All lines below must be repeated exactly, with the pictures omitted.
┌────────
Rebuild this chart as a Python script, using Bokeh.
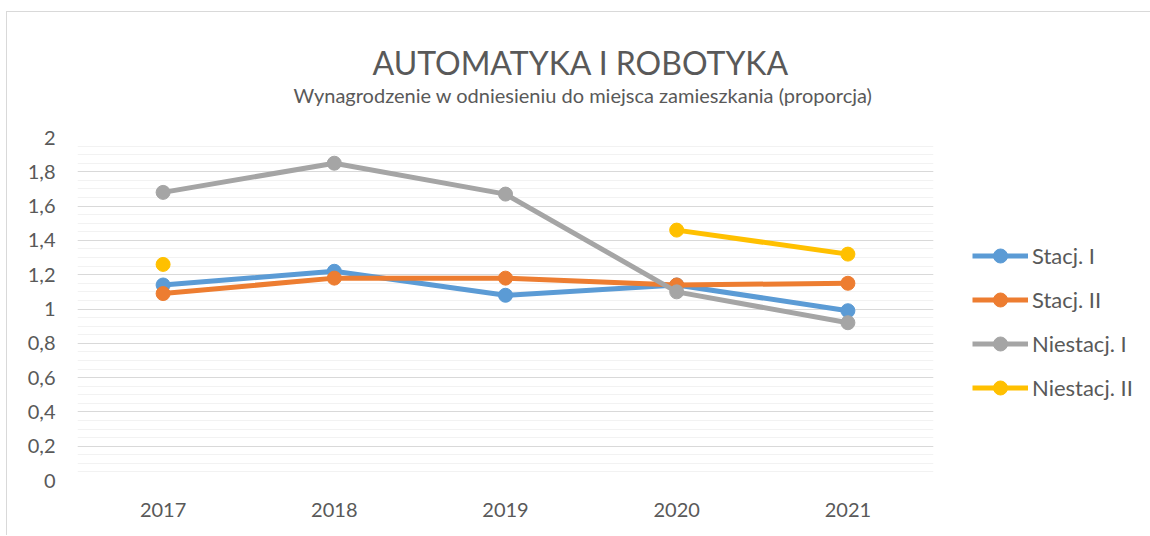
from bokeh.plotting import figure
from bokeh.models import (Legend, LegendItem, Title, CustomJSTickFormatter,
                          FixedTicker, Range1d)
from bokeh.embed import file_html
from bokeh.resources import INLINE
import numpy as np

years = ["2017", "2018", "2019", "2020", "2021"]
stacj_1 = [1.14, 1.22, 1.08, 1.14, 0.99]
stacj_2 = [1.09, 1.18, 1.18, 1.14, 1.15]
niestacj_1 = [1.68, 1.85, 1.67, 1.10, 0.92]
niestacj_2 = [1.26, np.nan, np.nan, 1.46, 1.32]

series_names = ["Stacj. I", "Stacj. II", "Niestacj. I", "Niestacj. II"]
series_values = [stacj_1, stacj_2, niestacj_1, niestacj_2]
colors = ["#5B9BD5", "#ED7D31", "#A5A5A5", "#FFC000"]

title_text = "AUTOMATYKA I ROBOTYKA"
subtitle_text = "Wynagrodzenie w odniesieniu do miejsca zamieszkania (proporcja)"

FONT = "Lato"
TXT = "#595959"

# canvas origin at page (7, 12)
OX, OY = 7, 12
FL, FR, FT, FB = 77, 933, 137, 480
p = figure(x_range=years, y_range=Range1d(0, 2),
           frame_width=FR - FL, frame_height=FB - FT,
           output_backend="svg", toolbar_location=None,
           min_border_left=FL - OX, min_border_right=1142 - (FR - OX),
           min_border_top=FT - OY, min_border_bottom=523 - (FB - OY))
p.margin = (OY - 1, 0, 0, OX - 1)
p.outline_line_color = None
p.background_fill_color = "white"
p.styles = {"border-top": "1px solid #D9D9D9", "border-left": "1px solid #D9D9D9"}

p.yaxis.ticker = FixedTicker(ticks=[0, 0.2, 0.4, 0.6, 0.8, 1.0, 1.2, 1.4, 1.6, 1.8, 2.0],
                             minor_ticks=[i * 0.05 for i in range(41)])
p.yaxis.formatter = CustomJSTickFormatter(
    code="return (Math.round(tick*10)/10).toString().replace('.', ',');")
for ax in (p.xaxis, p.yaxis):
    ax.axis_line_color = None
    ax.major_tick_line_color = None
    ax.minor_tick_line_color = None
    ax.major_label_text_font = FONT
    ax.major_label_text_font_size = "20px"
    ax.major_label_text_color = TXT
p.yaxis.major_label_standoff = 16
p.xaxis.major_label_standoff = 16

p.xgrid.grid_line_color = None
p.ygrid.grid_line_color = "#D9D9D9"
p.ygrid.grid_line_width = 1
p.ygrid.minor_grid_line_color = "#F2F2F2"
p.ygrid.minor_grid_line_width = 1

items = []
for name, vals, col in zip(series_names, series_values, colors):
    ln = p.line(years, vals, line_color=col, line_width=5)
    sc = p.scatter(years, vals, size=14, fill_color=col, line_color=col)
    items.append(LegendItem(label=name, renderers=[ln, sc]))

legend = Legend(items=items, location=(39, 75), border_line_color=None,
                background_fill_alpha=0, padding=0, margin=0,
                glyph_width=56, glyph_height=35, label_height=35,
                spacing=9, label_standoff=4,
                label_text_font=FONT, label_text_font_size="22px",
                label_text_color=TXT)
p.add_layout(legend, "right")

spacer = Title(text=" ", text_font=FONT, text_font_size="1px", standoff=28)
p.add_layout(spacer, "above")
sub = Title(text=subtitle_text, text_font=FONT, text_font_size="20px",
            text_color=TXT, text_font_style="normal", align="left",
            offset=293 - FL, standoff=0)
p.add_layout(sub, "above")
ttl = Title(text=title_text, text_font=FONT, text_font_size="32px",
            text_color=TXT, text_font_style="normal", align="left",
            offset=372 - FL, standoff=-2)
p.add_layout(ttl, "above")

open("out.html", "w").write(file_html(p, INLINE))
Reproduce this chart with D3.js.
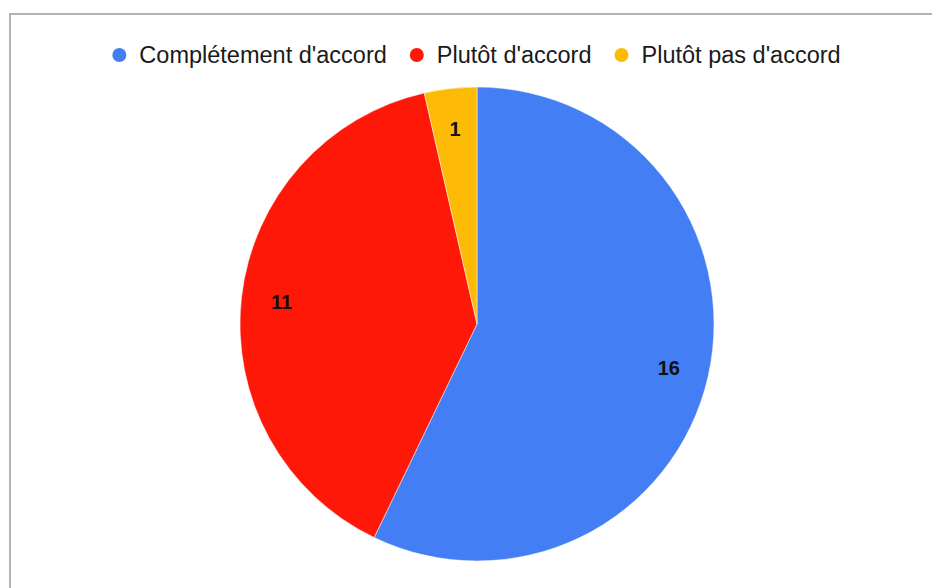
└────────
### TASK RESPONSE
Rebuild this chart as a Python script, using Bokeh.
from bokeh.plotting import figure
from bokeh.models import (Legend, LegendItem, Title, CustomJSTickFormatter,
                          FixedTicker, Range1d)
from bokeh.embed import file_html
from bokeh.resources import INLINE
import numpy as np

years = ["2017", "2018", "2019", "2020", "2021"]
stacj_1 = [1.14, 1.22, 1.08, 1.14, 0.99]
stacj_2 = [1.09, 1.18, 1.18, 1.14, 1.15]
niestacj_1 = [1.68, 1.85, 1.67, 1.10, 0.92]
niestacj_2 = [1.26, np.nan, np.nan, 1.46, 1.32]

series_names = ["Stacj. I", "Stacj. II", "Niestacj. I", "Niestacj. II"]
series_values = [stacj_1, stacj_2, niestacj_1, niestacj_2]
colors = ["#5B9BD5", "#ED7D31", "#A5A5A5", "#FFC000"]

title_text = "AUTOMATYKA I ROBOTYKA"
subtitle_text = "Wynagrodzenie w odniesieniu do miejsca zamieszkania (proporcja)"

FONT = "Lato"
TXT = "#595959"

# canvas origin at page (7, 12)
OX, OY = 7, 12
FL, FR, FT, FB = 77, 933, 137, 480
p = figure(x_range=years, y_range=Range1d(0, 2),
           frame_width=FR - FL, frame_height=FB - FT,
           output_backend="svg", toolbar_location=None,
           min_border_left=FL - OX, min_border_right=1142 - (FR - OX),
           min_border_top=FT - OY, min_border_bottom=523 - (FB - OY))
p.margin = (OY - 1, 0, 0, OX - 1)
p.outline_line_color = None
p.background_fill_color = "white"
p.styles = {"border-top": "1px solid #D9D9D9", "border-left": "1px solid #D9D9D9"}

p.yaxis.ticker = FixedTicker(ticks=[0, 0.2, 0.4, 0.6, 0.8, 1.0, 1.2, 1.4, 1.6, 1.8, 2.0],
                             minor_ticks=[i * 0.05 for i in range(41)])
p.yaxis.formatter = CustomJSTickFormatter(
    code="return (Math.round(tick*10)/10).toString().replace('.', ',');")
for ax in (p.xaxis, p.yaxis):
    ax.axis_line_color = None
    ax.major_tick_line_color = None
    ax.minor_tick_line_color = None
    ax.major_label_text_font = FONT
    ax.major_label_text_font_size = "20px"
    ax.major_label_text_color = TXT
p.yaxis.major_label_standoff = 16
p.xaxis.major_label_standoff = 16

p.xgrid.grid_line_color = None
p.ygrid.grid_line_color = "#D9D9D9"
p.ygrid.grid_line_width = 1
p.ygrid.minor_grid_line_color = "#F2F2F2"
p.ygrid.minor_grid_line_width = 1

items = []
for name, vals, col in zip(series_names, series_values, colors):
    ln = p.line(years, vals, line_color=col, line_width=5)
    sc = p.scatter(years, vals, size=14, fill_color=col, line_color=col)
    items.append(LegendItem(label=name, renderers=[ln, sc]))

legend = Legend(items=items, location=(39, 75), border_line_color=None,
                background_fill_alpha=0, padding=0, margin=0,
                glyph_width=56, glyph_height=35, label_height=35,
                spacing=9, label_standoff=4,
                label_text_font=FONT, label_text_font_size="22px",
                label_text_color=TXT)
p.add_layout(legend, "right")

spacer = Title(text=" ", text_font=FONT, text_font_size="1px", standoff=28)
p.add_layout(spacer, "above")
sub = Title(text=subtitle_text, text_font=FONT, text_font_size="20px",
            text_color=TXT, text_font_style="normal", align="left",
            offset=293 - FL, standoff=0)
p.add_layout(sub, "above")
ttl = Title(text=title_text, text_font=FONT, text_font_size="32px",
            text_color=TXT, text_font_style="normal", align="left",
            offset=372 - FL, standoff=-2)
p.add_layout(ttl, "above")

open("out.html", "w").write(file_html(p, INLINE))
Reproduce this chart with D3.js.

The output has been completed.